Scenario-based design

Wednesday, June 1, 2011

This short exerpt contains a very interesting image: Overview of the Scenario-Based Framework.





So, what's scenario-based design all about?



In scenario-based design, you identify actions within the context of a given scenario which you want to support and which have high priorities within that particular scenario. Descriptions of those high priority actions drive the entire creative development process.



We all try to start by identifying the problem. We use requirements analysis - coming from the client's wildest dreams. And how can we UX designers contribute to those requirements if we know nothing about the client's specific target domain? What can be worse than addressing the wrong problem?
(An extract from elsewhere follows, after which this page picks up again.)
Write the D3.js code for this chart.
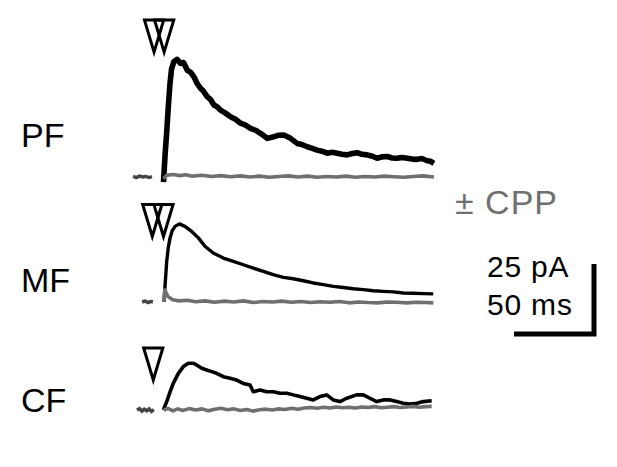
<!DOCTYPE html>
<html>
<head>
    <meta charset="utf-8">
    <script src="https://d3js.org/d3.v7.min.js"></script>
    <style>
        body { margin: 0; background: #fff; }
        svg { display: block; }
        text { font-family: "Liberation Sans", Arial, sans-serif; }
    </style>
</head>
<body>
    <svg width="617" height="467"></svg>
<script>

    // traces: [time (ms, 0 = stimulus), current (pA, inward plotted up)]
    const pfCtrl = [[0,-1.8],[1,8],[2,16],[3,25],[4,33],[5,38.5],[6.5,41.2],[8.5,42],[10.6,40.6],[12.5,40.9],[14.8,38.2],[17,37.4],[19,35.8],[21,33.4],[23.1,31.7],[25,30.6],[27.3,28.7],[29.5,27.6],[31.5,25.7],[33.5,25.1],[35.6,23.9],[38.5,22.9],[41.9,21.5],[45,20.6],[48.1,19.2],[51,18.6],[54.4,17.4],[57.5,16.7],[60.6,15.6],[64.8,13.8],[69,14.4],[72,14.9],[75.2,15],[79.4,13.8],[83.5,12],[86.5,11.6],[89.8,10.8],[93,10.2],[96,9.6],[99,9.2],[102.3,8.5],[105.5,8.8],[108.5,8.5],[111.5,8.1],[114.8,7.9],[118,8.4],[121,8.7],[124,8.1],[127.3,7.9],[130.5,7.4],[133.5,6.7],[136.5,7.2],[139.8,7.3],[143,6.8],[146,6.7],[149,7.0],[152.3,6.7],[155.5,6.4],[158.5,6.3],[161.5,6.6],[164.8,5.8],[167,5.6],[169,4.9]];
    const pfCpp = [[0,-0.6],[2,0.6],[6,0.9],[10,0.5],[14,0.8],[18,0.3],[24,0.6],[30,0.2],[36,0.5],[42,0.1],[48,0.4],[54,0.0],[60,0.3],[66,-0.1],[72,0.2],[78,0.4],[84,0.0],[90,0.3],[96,-0.1],[102,0.2],[108,0.0],[114,0.3],[120,-0.1],[126,0.2],[132,0.0],[138,0.3],[144,0.1],[150,-0.1],[156,0.2],[162,0.4],[169,0.0]];
    const pfPre = [[-19,0.2],[-17,-0.2],[-15,0.3],[-13,0],[-11,0.2],[-9,-0.2],[-7.2,0.1]];

    const mfCtrl = [[0.3,0],[1,6],[2,14.5],[3,19.5],[4.1,22.9],[5.5,25.5],[7.2,27],[9.9,27.9],[13.4,27],[17.6,25.2],[21.8,22.9],[25.9,19.9],[31.1,17.5],[37.4,15.7],[43.6,14.5],[49.9,13.3],[56.1,12.1],[62.4,10.9],[68.6,9.75],[74.9,8.8],[81.1,8.3],[87.4,7.6],[93.6,6.8],[99.9,6.2],[106.1,5.6],[112.4,5.2],[118.6,4.75],[124.9,4.4],[131.1,4.0],[137.4,3.8],[143.6,3.6],[149.9,3.2],[156.1,3.1],[162.4,3.0],[168.6,2.9]];
    const mfCpp = [[0.3,0],[0.8,4.4],[2.7,2.0],[5.8,0.8],[9.9,0.4],[15,0.6],[20,0.1],[26,0.4],[32,-0.1],[38,0.3],[44,0.0],[50,0.4],[56,-0.2],[62,0.2],[68,0.0],[74,0.3],[80,-0.1],[86,0.2],[92,-0.2],[98,0.1],[104,-0.1],[110,0.2],[116,-0.3],[122,0.0],[128,-0.2],[134,-0.3],[140,0.0],[146,-0.1],[152,-0.3],[158,-0.1],[164,-0.2],[168.6,-0.3]];
    const mfPre = [[-13.4,0],[-11.5,0.3],[-9.5,-0.2],[-8,0.2],[-6.6,0]];

    const cfCtrl = [[-0.1,0],[2,3],[4.1,6.5],[6.1,9.5],[9.3,13.1],[12.4,15.5],[15.5,16.7],[18.6,16.7],[20.7,16.1],[23.9,14.9],[27,14.3],[30.1,13.7],[33.2,13.1],[37.4,11.9],[41.6,11.3],[45.7,10.7],[49.9,9.5],[54.1,8.9],[56.1,6.5],[60.3,7.1],[64.5,6.5],[68.6,6.5],[72.8,6.0],[77,6.0],[81.1,5.4],[85.3,4.8],[89.5,4.2],[93.6,3.6],[97.8,4.8],[102,5.4],[106.1,3.6],[110.3,3.0],[114.5,4.2],[120.7,5.4],[124.9,5.4],[129,4.2],[133.2,3.0],[137.4,3.6],[141.6,3.6],[145.7,3.0],[149.9,2.4],[154.1,2.1],[158.3,2.4],[162.4,3.0],[167.6,3.3]];
    const cfCpp = [[0,0],[3,0.5],[6,-0.3],[9,0.4],[12,-0.2],[16,0.5],[20,0],[24,0.4],[28,-0.3],[32,0.3],[36,0.6],[40,0.1],[44,0.4],[48,-0.2],[52,0.2],[56,-0.4],[60,0.1],[64,0.3],[68,0.0],[72,0.4],[76,0.2],[80,0.6],[84,0.3],[88,0.7],[92,0.9],[96,0.6],[100,1.0],[104,0.7],[108,1.1],[112,0.8],[116,1.0],[120,0.7],[124,1.1],[128,0.9],[132,1.2],[136,0.8],[140,1.0],[144,1.2],[148,0.9],[152,1.1],[156,1.3],[160,1.0],[164,1.2],[167.6,1.3]];
    const cfPre = [[-16.6,0],[-15,0.5],[-13.5,-0.4],[-12,0.3],[-10.5,-0.3],[-9,0.4],[-7.5,-0.5],[-6,0.1]];

    // stimulus times (ms)
    const pfStim = [-5.9, 0.4];
    const mfStim = [-7, 0];
    const cfStim = [-6.4];

    const panelNames = ['PF', 'MF', 'CF'];
    const scaleBar = { ms: 50, pA: 25 };

    const svg = d3.select('svg');
    const black = '#000';
    const gray = '#6f6f6f';

    // time scale shared by all panels
    const xScale = d3.scaleLinear().domain([0, 50]).range([163.5, 243.5]);

    const panels = [
        { name: 'PF', base: 177, ctrl: pfCtrl, cpp: pfCpp, pre: pfPre, stim: pfStim, tip: 44.6, ctrlW: 5.6, labelY: 147 },
        { name: 'MF', base: 302, ctrl: mfCtrl, cpp: mfCpp, pre: mfPre, stim: mfStim, tip: 23.4, ctrlW: 3.4, labelY: 292 },
        { name: 'CF', base: 410, ctrl: cfCtrl, cpp: cfCpp, pre: cfPre, stim: cfStim, tip: 10.7, ctrlW: 3.6, labelY: 412 }
    ];

    panels.forEach((p, i) => {
        let yScale = d3.scaleLinear().domain([0, 25]).range([p.base, p.base - 70]);
        let line = d3.line().x(d => xScale(d[0])).y(d => yScale(d[1]));

        let g = svg.append('g');

        g.append('path').datum(p.pre)
            .attr('d', line)
            .style('fill', 'none').style('stroke', '#444').style('stroke-width', 3.4);
        g.append('path').datum(p.ctrl)
            .attr('d', line)
            .style('fill', 'none').style('stroke', black)
            .style('stroke-width', p.ctrlW).style('stroke-linejoin', 'round');
        g.append('path').datum(p.cpp)
            .attr('d', line)
            .style('fill', 'none').style('stroke', gray)
            .style('stroke-width', 3.6).style('stroke-linejoin', 'round');

        // open stimulus triangles
        let tipY = yScale(p.tip);
        g.selectAll('.stim')
            .data(p.stim)
            .join('path')
            .attr('class', 'stim')
            .attr('d', d => {
                let x = xScale(d);
                return `M${x - 9.6},${tipY - 32}L${x + 9.6},${tipY - 32}L${x},${tipY}Z`;
            })
            .style('fill', 'none')
            .style('stroke', black)
            .style('stroke-width', 3)
            .style('stroke-linejoin', 'miter');

        svg.append('text')
            .attr('x', 21)
            .attr('y', p.labelY)
            .style('font-size', '34px')
            .style('fill', black)
            .text(panelNames[i]);
    });

    svg.append('text')
        .attr('x', 455).attr('y', 214)
        .style('font-size', '34px')
        .style('letter-spacing', '1px')
        .style('fill', gray)
        .text('± CPP');

    // scale bar, drawn with the same scales as the traces
    let barY = d3.scaleLinear().domain([0, 25]).range([334, 264]);
    let barX = 594;
    let barLen = xScale(scaleBar.ms) - xScale(0);
    svg.append('path')
        .attr('d', `M${barX},${barY(scaleBar.pA)}L${barX},${barY(0)}L${barX - barLen},${barY(0)}`)
        .style('fill', 'none')
        .style('stroke', black)
        .style('stroke-width', 5)
        .style('stroke-linejoin', 'miter');

    svg.append('text')
        .attr('x', 487).attr('y', 277)
        .style('font-size', '30px')
        .style('letter-spacing', '0.8px')
        .text(`${scaleBar.pA} pA`);
    svg.append('text')
        .attr('x', 487).attr('y', 315)
        .style('font-size', '30px')
        .style('letter-spacing', '0.8px')
        .text(`${scaleBar.ms} ms`);

</script>
</body>
</html>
We try to avoid such mistakes through empirical design (design based upon observation alone) or through participatory design (design by committee - how good can that be?). It's easy to lose the big picture while happily specifying functions and designing features out of scope and context.



Scenario-based design techniques belong to a complementary tradition that seek so exploit the complexity and fluidity of design by trying to learn more about the structure and dynamics of the problem domain, trying to see the situation in many different ways, and interacting intimately with the concrete elements of the situation, writes John Millar Carroll, author of the book Making Use: Scenario-Based Design of Human-Computer Interactions.



I came across this very good 2005 ibm.com article: Unified Scenario-Based Design, Part 1: Methodological principles. The article is long, but definitely worth a look.



So, dear reader and UX expert - is scenario-based design and storytelling part of your daily job? No? Well, why not give it a try?